Tristeza. Es el resumen de la jornada de ayer en Cataluña. El simulacro de referéndum llevado a cabo por el independentismo ha causado más dolor del que parecía. Ha demostrado que a la ley se le pueden tensar demasiado las costuras, visto que un grupo organizado y firmemente decidido puede sortearla hasta límites de creatividad insospechada.
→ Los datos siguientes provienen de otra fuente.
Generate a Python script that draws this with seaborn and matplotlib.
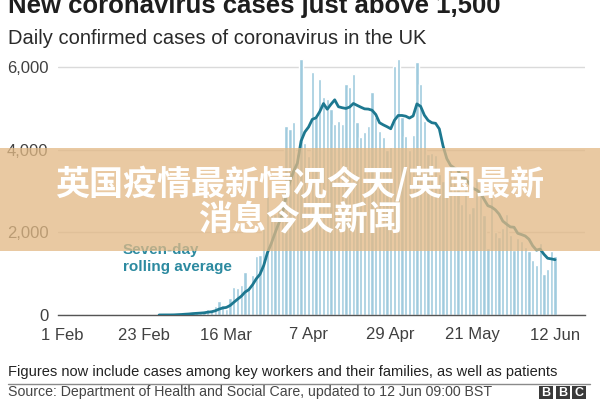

Ha evidenciado que la proporcionalidad es una palabra tan vacía como manoseada, al tener que conjugarse con la estrategia política y el Gran Hermano de las redes sociales, constatado ya que hay un 2.0 por encima del 2-O. No solo eso, esa votación desordenada, en turbamulta, sin garantías, cae a plomo sobre todas las estructuras democráticas que tanto ha costado fraguar, conseguir y sostener a escala estatal y autonómica. También procede la desazón de ver cómo España es protagonista en la prensa internacional por unas imágenes que podrían haberse evitado.
Hay un factor que ahonda la herida: el momentum. Esto sucede cuando España supera con éxito una grave crisis de la que se ha salido con mucho esfuerzo y a través de recortes y sacrificios de la ciudadanía. Ya no cabe duda de que la aventura soberanista tendrá impacto en la actividad y la inversión, y que lastrará una economía que estaba levantando la cabeza por encima de los titanes de Europa y aplacando la sangría del desempleo que diezmó el epicentro de la recesión.
Además, las tensiones políticas vuelven a azuzar la sombra de unas elecciones anticipadas y el fantasma de la ingobernabilidad. Algo que es más probable hoy que hace una semana y que, de producirse, también ralentizará la economía y las grandes reformas que nuestro país tiene aún pendientes.
Doloroso balance el de una jornada que no se borrará de las retinas, y que por la buscada escenificación soberanista ya camina unida al marchamo de la marca España. Vae victis.